## THE REQUEST
Nothing outside the lines from the one containing "Recreate this image" down to the one containing "const pointShift = 0.06;" belongs in the copy; print that span exactly, both ends included, with pictures removed.

## INPUT MATERIAL
========

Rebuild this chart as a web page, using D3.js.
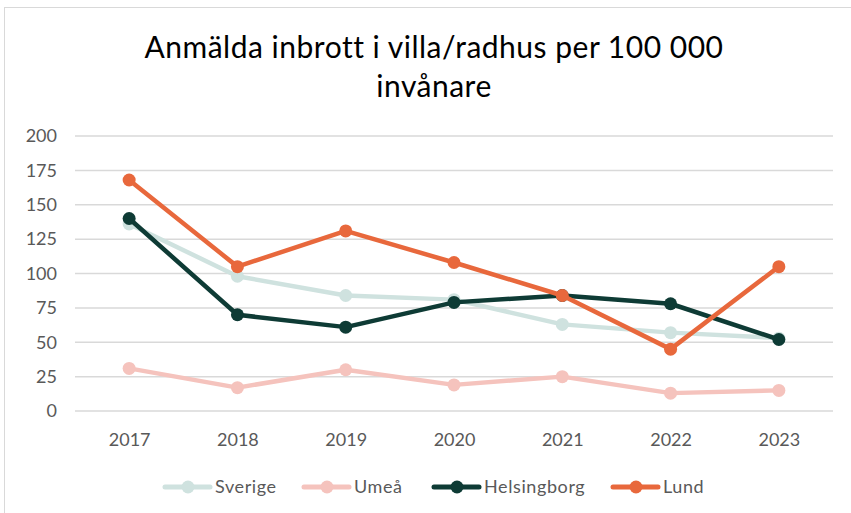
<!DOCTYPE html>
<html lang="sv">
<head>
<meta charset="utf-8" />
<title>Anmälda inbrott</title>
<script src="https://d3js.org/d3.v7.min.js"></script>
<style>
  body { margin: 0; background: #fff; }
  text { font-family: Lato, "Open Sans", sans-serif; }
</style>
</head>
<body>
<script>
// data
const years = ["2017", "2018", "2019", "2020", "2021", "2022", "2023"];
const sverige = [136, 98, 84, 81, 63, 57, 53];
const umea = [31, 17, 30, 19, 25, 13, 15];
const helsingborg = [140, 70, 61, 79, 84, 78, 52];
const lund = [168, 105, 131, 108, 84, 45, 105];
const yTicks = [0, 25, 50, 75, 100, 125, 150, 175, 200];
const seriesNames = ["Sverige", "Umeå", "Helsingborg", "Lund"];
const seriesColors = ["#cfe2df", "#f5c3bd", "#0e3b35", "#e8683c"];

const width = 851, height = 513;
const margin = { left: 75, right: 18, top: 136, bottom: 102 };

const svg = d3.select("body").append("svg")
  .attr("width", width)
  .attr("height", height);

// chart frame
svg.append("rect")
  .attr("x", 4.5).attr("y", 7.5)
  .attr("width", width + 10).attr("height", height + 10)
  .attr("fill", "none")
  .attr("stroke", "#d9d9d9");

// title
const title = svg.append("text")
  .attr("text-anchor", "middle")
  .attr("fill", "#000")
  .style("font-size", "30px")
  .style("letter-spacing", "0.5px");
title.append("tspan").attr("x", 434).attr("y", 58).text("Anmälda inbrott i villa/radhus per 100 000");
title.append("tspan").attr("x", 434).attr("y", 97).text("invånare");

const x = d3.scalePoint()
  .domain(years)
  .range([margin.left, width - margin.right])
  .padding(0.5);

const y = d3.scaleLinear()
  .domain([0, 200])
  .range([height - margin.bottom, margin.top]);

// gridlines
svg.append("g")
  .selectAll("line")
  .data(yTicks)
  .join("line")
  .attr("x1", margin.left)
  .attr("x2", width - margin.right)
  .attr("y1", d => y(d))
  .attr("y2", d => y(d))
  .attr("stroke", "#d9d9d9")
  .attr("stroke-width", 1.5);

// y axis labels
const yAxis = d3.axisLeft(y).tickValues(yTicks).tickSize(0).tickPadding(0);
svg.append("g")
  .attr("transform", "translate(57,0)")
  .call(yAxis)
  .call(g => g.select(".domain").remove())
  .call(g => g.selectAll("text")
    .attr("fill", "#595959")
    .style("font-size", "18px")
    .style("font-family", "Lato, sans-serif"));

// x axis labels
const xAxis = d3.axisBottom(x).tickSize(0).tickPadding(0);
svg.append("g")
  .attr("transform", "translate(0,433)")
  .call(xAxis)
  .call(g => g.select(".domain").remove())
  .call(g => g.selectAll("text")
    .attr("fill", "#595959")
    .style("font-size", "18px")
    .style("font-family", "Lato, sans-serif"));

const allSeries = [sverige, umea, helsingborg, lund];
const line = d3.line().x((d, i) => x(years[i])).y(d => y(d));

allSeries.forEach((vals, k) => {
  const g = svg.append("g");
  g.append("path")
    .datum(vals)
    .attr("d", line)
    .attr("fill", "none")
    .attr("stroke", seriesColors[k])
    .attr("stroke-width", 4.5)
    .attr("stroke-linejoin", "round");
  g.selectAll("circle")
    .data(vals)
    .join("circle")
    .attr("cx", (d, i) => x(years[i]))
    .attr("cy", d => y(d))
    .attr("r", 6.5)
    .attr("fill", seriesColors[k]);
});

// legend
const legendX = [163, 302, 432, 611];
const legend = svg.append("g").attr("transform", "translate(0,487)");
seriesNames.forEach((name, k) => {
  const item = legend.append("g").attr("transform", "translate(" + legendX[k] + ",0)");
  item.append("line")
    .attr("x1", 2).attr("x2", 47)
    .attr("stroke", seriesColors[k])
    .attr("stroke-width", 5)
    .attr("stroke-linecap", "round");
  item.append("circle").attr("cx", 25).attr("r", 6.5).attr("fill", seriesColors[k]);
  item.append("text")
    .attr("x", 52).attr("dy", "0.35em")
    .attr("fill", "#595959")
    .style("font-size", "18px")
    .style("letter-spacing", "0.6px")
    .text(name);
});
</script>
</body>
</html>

========

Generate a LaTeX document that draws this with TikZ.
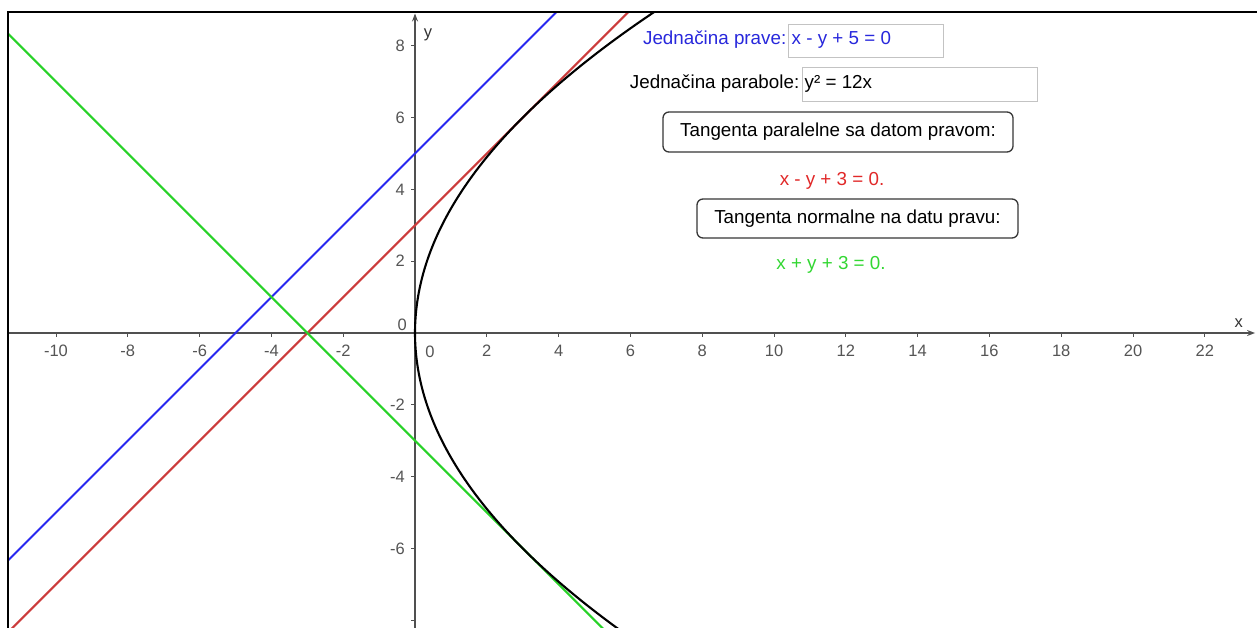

========

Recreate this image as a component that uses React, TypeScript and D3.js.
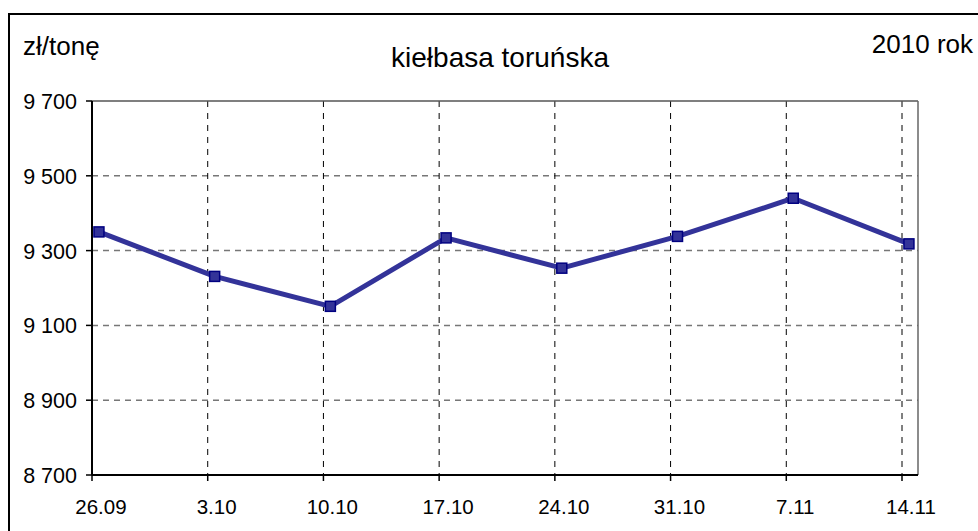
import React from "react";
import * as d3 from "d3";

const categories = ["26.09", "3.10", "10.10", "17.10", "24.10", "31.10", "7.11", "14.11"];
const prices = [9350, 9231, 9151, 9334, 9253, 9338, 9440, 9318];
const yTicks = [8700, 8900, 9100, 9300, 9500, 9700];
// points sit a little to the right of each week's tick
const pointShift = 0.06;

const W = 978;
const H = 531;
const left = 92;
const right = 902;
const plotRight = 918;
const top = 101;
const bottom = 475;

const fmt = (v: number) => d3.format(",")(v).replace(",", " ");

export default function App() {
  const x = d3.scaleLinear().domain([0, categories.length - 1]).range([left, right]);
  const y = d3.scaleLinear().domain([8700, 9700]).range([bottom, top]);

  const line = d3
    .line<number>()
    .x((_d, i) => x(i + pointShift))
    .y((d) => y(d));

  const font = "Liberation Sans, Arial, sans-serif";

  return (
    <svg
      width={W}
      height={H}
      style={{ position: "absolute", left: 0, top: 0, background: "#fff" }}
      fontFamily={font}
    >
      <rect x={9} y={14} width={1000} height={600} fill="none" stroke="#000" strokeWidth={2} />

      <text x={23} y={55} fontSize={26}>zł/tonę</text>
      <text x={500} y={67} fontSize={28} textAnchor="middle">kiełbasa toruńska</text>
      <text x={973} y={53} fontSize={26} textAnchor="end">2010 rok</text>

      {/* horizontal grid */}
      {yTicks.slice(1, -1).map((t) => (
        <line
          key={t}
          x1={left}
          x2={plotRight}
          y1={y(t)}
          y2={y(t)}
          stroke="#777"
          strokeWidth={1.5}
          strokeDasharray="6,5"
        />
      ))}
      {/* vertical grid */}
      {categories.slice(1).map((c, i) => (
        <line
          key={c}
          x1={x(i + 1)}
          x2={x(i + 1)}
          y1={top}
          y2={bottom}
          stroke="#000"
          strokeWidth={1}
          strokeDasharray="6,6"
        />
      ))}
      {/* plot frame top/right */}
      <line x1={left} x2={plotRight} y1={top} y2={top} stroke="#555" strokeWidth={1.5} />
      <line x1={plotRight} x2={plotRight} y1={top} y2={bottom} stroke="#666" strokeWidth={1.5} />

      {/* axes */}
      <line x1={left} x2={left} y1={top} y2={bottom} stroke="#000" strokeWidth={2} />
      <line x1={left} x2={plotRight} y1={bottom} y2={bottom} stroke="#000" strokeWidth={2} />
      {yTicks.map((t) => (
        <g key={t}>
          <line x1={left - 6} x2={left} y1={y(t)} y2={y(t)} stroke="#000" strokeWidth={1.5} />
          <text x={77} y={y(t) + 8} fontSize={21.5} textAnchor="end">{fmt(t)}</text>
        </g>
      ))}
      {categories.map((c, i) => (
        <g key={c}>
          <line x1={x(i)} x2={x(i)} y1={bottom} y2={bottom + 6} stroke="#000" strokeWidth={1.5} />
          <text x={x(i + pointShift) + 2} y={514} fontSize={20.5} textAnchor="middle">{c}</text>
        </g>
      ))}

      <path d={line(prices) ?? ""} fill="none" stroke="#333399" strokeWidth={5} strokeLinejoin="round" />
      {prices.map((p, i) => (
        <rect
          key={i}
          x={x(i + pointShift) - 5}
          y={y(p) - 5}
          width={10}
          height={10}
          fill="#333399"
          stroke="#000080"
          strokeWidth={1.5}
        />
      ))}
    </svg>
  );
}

========

## EXERCISE RESULT
Recreate this image as a component that uses React, TypeScript and D3.js.
import React from "react";
import * as d3 from "d3";

const categories = ["26.09", "3.10", "10.10", "17.10", "24.10", "31.10", "7.11", "14.11"];
const prices = [9350, 9231, 9151, 9334, 9253, 9338, 9440, 9318];
const yTicks = [8700, 8900, 9100, 9300, 9500, 9700];
// points sit a little to the right of each week's tick
const pointShift = 0.06;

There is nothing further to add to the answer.